The Auburn Fire Division recently gained an important seal of approval from a company that rates thousands of fire departments across the country every year. With the city's new rating, residents and businesses may see the cost of their fire insurance decrease.
The city was rated in the top 2.4 percent in the nation for its fire protection, according to a press release by the city. The Insurance Services Office, a private subsidiary of Verisk Analytics, rates the effectiveness of local fire protection with a system called the Public Protection Classification.
"Last year, ISO graded 48,000 fire departments, and only about 1,000 of were ranked a No. 2 rating," said Auburn Fire Division Chief John Lankford. "For a small community, (the rating) is pretty good."

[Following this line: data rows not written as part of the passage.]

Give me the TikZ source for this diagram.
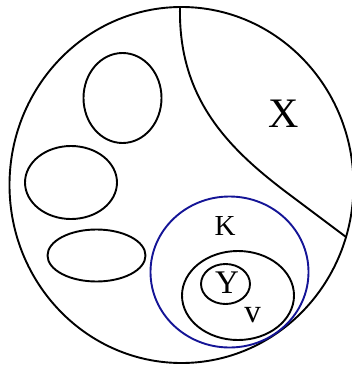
\documentclass[tikz,border=0pt]{standalone}
\usepackage{fontspec}
\setmainfont{Liberation Serif}
\definecolor{navy}{RGB}{20,20,150}
\begin{document}
\begin{tikzpicture}[x=1pt,y=-1pt,
  ln/.style={line width=1.9pt,black},
  lbl/.style={inner sep=0pt,text=black}]
\useasboundingbox (0,0) rectangle (351,369);
\draw[ln] (181.5,185) ellipse [x radius=172, y radius=178];
\coordinate (dtop) at (180,7);
\coordinate (dmid) at (290,195);
\coordinate (dend) at (346,237);
\draw[ln] (dtop) .. controls (178,100) and (230,150) .. (dmid) -- (dend);
\draw[ln] (122.5,98) ellipse [x radius=39, y radius=45];
\draw[ln] (71,182.5) ellipse [x radius=46, y radius=36.5];
\draw[ln] (96.5,255.5) ellipse [x radius=49, y radius=26];
\draw[line width=1.9pt,navy] (229.5,272) ellipse [x radius=79, y radius=75.5];
\draw[ln] (238,295.5) ellipse [x radius=56, y radius=44.5];
\draw[ln] (225.5,284) ellipse [x radius=24.5, y radius=20];
\node[lbl] (x) at (284,114) {\fontsize{42}{42}\selectfont X};
\node[lbl] (k) at (225,226.5) {\fontsize{29}{29}\selectfont K};
\node[lbl] (y) at (227,282.5) {\fontsize{33}{33}\selectfont Y};
\node[lbl] (v) at (252.5,315.5) {\fontsize{33}{33}\selectfont v};
\end{tikzpicture}
\end{document}
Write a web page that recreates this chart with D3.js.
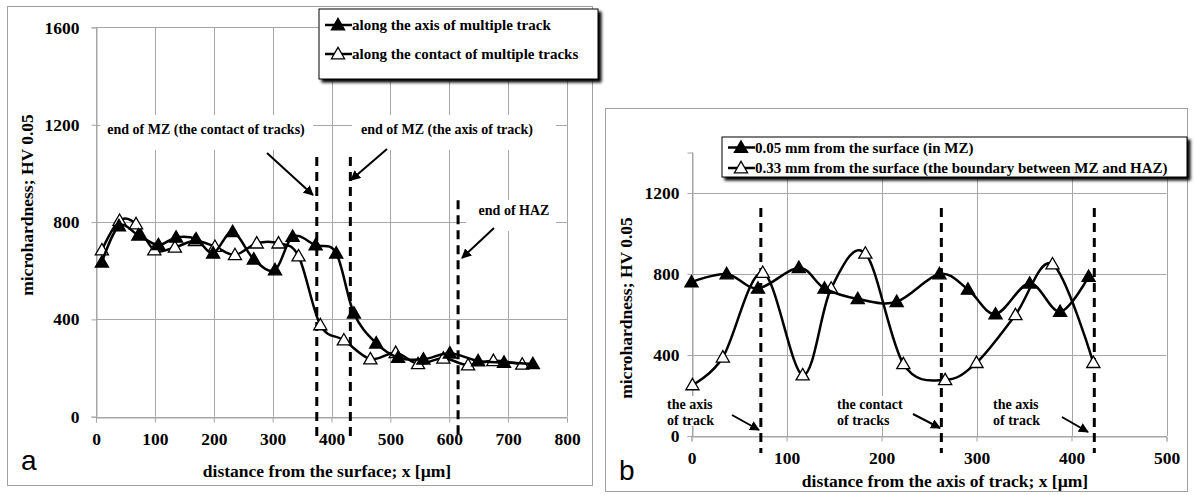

The classification system rates communities from one to 10 in terms of the fire protection, with one being the best and 10 designating communities with the worst protection. Auburn was rated a 2/2X, an improvement upon the 3/9 rating the city received in 2008.
The city's 911 system and infrastructure are assessed, in part, to determine the ranking.
"They look at our 911 system, how we receive calls, how those calls are dispatched and how all of that recording and processing goes on," Lankford said. "Another component is our water system, our fire hydrants, how often we test them and how much water they'll flow."
But the company also assesed the city's fire division more specifically.
"Another big component is the fire department in itself," Lankford said. "They look at our training records, the number of firefighters working on a shift, our fire trucks, what are their capabilities, what kind of equipment they have and how much water they'll pump."
Most insurance companies use the rating to determine fire insurance rates, aside from the general information the rating provides about the quality of the city's fire division.
The first half of the 2/2X classification is used to determine fire insurance rates for structures within 5 miles of a city fire station and within 1,000 feet of a fire hydrant or other water source.
The 2X portion of the classification is used for any structures in the city that are within 5 miles of a fire station, but are more than 1,000 feet from water sources, according to the press release.
"It's important for us because it directly reflects a national standard," Lankford said. "It gives us a score on a national-standard level. It gives us the insight on our capabilities."